**What is asked:** Write the listing out again, all of it, word for word.

>> begin

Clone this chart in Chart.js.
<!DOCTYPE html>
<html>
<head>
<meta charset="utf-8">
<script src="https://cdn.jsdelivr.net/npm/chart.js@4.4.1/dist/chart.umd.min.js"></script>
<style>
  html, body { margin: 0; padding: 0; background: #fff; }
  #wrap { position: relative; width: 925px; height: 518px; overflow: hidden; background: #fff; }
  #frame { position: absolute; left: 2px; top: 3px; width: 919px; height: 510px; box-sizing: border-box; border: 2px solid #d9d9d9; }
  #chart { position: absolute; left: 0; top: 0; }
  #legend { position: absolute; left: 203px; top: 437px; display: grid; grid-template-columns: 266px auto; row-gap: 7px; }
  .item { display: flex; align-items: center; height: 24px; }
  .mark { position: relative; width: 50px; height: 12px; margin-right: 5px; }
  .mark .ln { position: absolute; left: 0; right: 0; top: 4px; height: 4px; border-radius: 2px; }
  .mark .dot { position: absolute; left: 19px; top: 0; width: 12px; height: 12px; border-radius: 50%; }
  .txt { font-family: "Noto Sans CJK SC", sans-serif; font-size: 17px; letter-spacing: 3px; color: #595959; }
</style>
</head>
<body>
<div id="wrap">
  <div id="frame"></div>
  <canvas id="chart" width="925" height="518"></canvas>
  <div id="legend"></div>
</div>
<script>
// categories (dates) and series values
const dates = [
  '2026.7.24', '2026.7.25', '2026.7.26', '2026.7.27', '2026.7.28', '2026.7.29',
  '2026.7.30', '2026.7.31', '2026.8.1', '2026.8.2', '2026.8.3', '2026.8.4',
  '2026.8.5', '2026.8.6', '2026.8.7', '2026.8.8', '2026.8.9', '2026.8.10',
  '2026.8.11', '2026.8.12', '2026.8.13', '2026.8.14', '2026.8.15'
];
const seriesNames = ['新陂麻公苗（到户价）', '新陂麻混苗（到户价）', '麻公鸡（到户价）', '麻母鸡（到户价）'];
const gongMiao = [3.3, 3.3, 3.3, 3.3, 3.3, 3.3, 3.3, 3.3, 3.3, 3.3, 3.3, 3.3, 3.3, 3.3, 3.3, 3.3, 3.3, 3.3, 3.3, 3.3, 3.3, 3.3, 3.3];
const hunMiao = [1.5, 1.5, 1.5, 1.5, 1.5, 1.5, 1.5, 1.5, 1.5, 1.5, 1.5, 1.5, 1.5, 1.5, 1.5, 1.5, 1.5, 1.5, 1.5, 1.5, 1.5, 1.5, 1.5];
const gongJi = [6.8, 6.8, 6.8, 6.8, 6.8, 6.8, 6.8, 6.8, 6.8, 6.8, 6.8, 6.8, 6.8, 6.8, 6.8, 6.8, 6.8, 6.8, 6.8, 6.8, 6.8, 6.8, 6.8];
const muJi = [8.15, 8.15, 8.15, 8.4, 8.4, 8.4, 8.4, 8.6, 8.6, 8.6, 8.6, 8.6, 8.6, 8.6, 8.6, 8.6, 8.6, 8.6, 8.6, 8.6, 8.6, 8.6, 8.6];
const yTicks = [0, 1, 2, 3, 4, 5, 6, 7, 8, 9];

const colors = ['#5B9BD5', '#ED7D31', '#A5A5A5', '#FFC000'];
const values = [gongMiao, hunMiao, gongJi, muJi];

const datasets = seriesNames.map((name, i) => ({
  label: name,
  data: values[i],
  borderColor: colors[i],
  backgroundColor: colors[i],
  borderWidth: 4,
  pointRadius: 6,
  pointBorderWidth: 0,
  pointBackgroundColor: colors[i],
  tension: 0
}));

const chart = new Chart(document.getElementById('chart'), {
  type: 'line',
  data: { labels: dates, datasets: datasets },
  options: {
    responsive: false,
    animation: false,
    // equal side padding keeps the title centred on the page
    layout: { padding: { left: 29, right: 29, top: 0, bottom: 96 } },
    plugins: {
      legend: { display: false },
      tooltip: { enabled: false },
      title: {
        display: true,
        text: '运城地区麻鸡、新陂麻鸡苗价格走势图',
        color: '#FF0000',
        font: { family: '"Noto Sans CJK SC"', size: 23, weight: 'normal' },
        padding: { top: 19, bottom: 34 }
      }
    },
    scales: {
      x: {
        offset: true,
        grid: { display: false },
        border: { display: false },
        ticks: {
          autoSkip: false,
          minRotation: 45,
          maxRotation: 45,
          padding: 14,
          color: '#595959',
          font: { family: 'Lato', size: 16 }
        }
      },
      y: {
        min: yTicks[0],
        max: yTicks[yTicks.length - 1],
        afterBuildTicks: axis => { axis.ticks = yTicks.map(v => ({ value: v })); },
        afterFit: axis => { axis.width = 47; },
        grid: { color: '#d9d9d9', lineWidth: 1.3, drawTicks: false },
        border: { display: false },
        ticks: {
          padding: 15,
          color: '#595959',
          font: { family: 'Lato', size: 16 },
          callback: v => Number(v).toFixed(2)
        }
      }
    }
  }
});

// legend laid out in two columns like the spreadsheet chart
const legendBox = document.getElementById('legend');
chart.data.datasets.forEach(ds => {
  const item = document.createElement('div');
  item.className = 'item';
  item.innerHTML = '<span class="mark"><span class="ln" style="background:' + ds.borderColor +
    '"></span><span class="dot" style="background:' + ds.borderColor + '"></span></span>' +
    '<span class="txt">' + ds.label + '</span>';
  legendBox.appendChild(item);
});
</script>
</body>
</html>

>> end

**Response:**
Clone this chart in Chart.js.
<!DOCTYPE html>
<html>
<head>
<meta charset="utf-8">
<script src="https://cdn.jsdelivr.net/npm/chart.js@4.4.1/dist/chart.umd.min.js"></script>
<style>
  html, body { margin: 0; padding: 0; background: #fff; }
  #wrap { position: relative; width: 925px; height: 518px; overflow: hidden; background: #fff; }
  #frame { position: absolute; left: 2px; top: 3px; width: 919px; height: 510px; box-sizing: border-box; border: 2px solid #d9d9d9; }
  #chart { position: absolute; left: 0; top: 0; }
  #legend { position: absolute; left: 203px; top: 437px; display: grid; grid-template-columns: 266px auto; row-gap: 7px; }
  .item { display: flex; align-items: center; height: 24px; }
  .mark { position: relative; width: 50px; height: 12px; margin-right: 5px; }
  .mark .ln { position: absolute; left: 0; right: 0; top: 4px; height: 4px; border-radius: 2px; }
  .mark .dot { position: absolute; left: 19px; top: 0; width: 12px; height: 12px; border-radius: 50%; }
  .txt { font-family: "Noto Sans CJK SC", sans-serif; font-size: 17px; letter-spacing: 3px; color: #595959; }
</style>
</head>
<body>
<div id="wrap">
  <div id="frame"></div>
  <canvas id="chart" width="925" height="518"></canvas>
  <div id="legend"></div>
</div>
<script>
// categories (dates) and series values
const dates = [
  '2026.7.24', '2026.7.25', '2026.7.26', '2026.7.27', '2026.7.28', '2026.7.29',
  '2026.7.30', '2026.7.31', '2026.8.1', '2026.8.2', '2026.8.3', '2026.8.4',
  '2026.8.5', '2026.8.6', '2026.8.7', '2026.8.8', '2026.8.9', '2026.8.10',
  '2026.8.11', '2026.8.12', '2026.8.13', '2026.8.14', '2026.8.15'
];
const seriesNames = ['新陂麻公苗（到户价）', '新陂麻混苗（到户价）', '麻公鸡（到户价）', '麻母鸡（到户价）'];
const gongMiao = [3.3, 3.3, 3.3, 3.3, 3.3, 3.3, 3.3, 3.3, 3.3, 3.3, 3.3, 3.3, 3.3, 3.3, 3.3, 3.3, 3.3, 3.3, 3.3, 3.3, 3.3, 3.3, 3.3];
const hunMiao = [1.5, 1.5, 1.5, 1.5, 1.5, 1.5, 1.5, 1.5, 1.5, 1.5, 1.5, 1.5, 1.5, 1.5, 1.5, 1.5, 1.5, 1.5, 1.5, 1.5, 1.5, 1.5, 1.5];
const gongJi = [6.8, 6.8, 6.8, 6.8, 6.8, 6.8, 6.8, 6.8, 6.8, 6.8, 6.8, 6.8, 6.8, 6.8, 6.8, 6.8, 6.8, 6.8, 6.8, 6.8, 6.8, 6.8, 6.8];
const muJi = [8.15, 8.15, 8.15, 8.4, 8.4, 8.4, 8.4, 8.6, 8.6, 8.6, 8.6, 8.6, 8.6, 8.6, 8.6, 8.6, 8.6, 8.6, 8.6, 8.6, 8.6, 8.6, 8.6];
const yTicks = [0, 1, 2, 3, 4, 5, 6, 7, 8, 9];

const colors = ['#5B9BD5', '#ED7D31', '#A5A5A5', '#FFC000'];
const values = [gongMiao, hunMiao, gongJi, muJi];

const datasets = seriesNames.map((name, i) => ({
  label: name,
  data: values[i],
  borderColor: colors[i],
  backgroundColor: colors[i],
  borderWidth: 4,
  pointRadius: 6,
  pointBorderWidth: 0,
  pointBackgroundColor: colors[i],
  tension: 0
}));

const chart = new Chart(document.getElementById('chart'), {
  type: 'line',
  data: { labels: dates, datasets: datasets },
  options: {
    responsive: false,
    animation: false,
    // equal side padding keeps the title centred on the page
    layout: { padding: { left: 29, right: 29, top: 0, bottom: 96 } },
    plugins: {
      legend: { display: false },
      tooltip: { enabled: false },
      title: {
        display: true,
        text: '运城地区麻鸡、新陂麻鸡苗价格走势图',
        color: '#FF0000',
        font: { family: '"Noto Sans CJK SC"', size: 23, weight: 'normal' },
        padding: { top: 19, bottom: 34 }
      }
    },
    scales: {
      x: {
        offset: true,
        grid: { display: false },
        border: { display: false },
        ticks: {
          autoSkip: false,
          minRotation: 45,
          maxRotation: 45,
          padding: 14,
          color: '#595959',
          font: { family: 'Lato', size: 16 }
        }
      },
      y: {
        min: yTicks[0],
        max: yTicks[yTicks.length - 1],
        afterBuildTicks: axis => { axis.ticks = yTicks.map(v => ({ value: v })); },
        afterFit: axis => { axis.width = 47; },
        grid: { color: '#d9d9d9', lineWidth: 1.3, drawTicks: false },
        border: { display: false },
        ticks: {
          padding: 15,
          color: '#595959',
          font: { family: 'Lato', size: 16 },
          callback: v => Number(v).toFixed(2)
        }
      }
    }
  }
});

// legend laid out in two columns like the spreadsheet chart
const legendBox = document.getElementById('legend');
chart.data.datasets.forEach(ds => {
  const item = document.createElement('div');
  item.className = 'item';
  item.innerHTML = '<span class="mark"><span class="ln" style="background:' + ds.borderColor +
    '"></span><span class="dot" style="background:' + ds.borderColor + '"></span></span>' +
    '<span class="txt">' + ds.label + '</span>';
  legendBox.appendChild(item);
});
</script>
</body>
</html>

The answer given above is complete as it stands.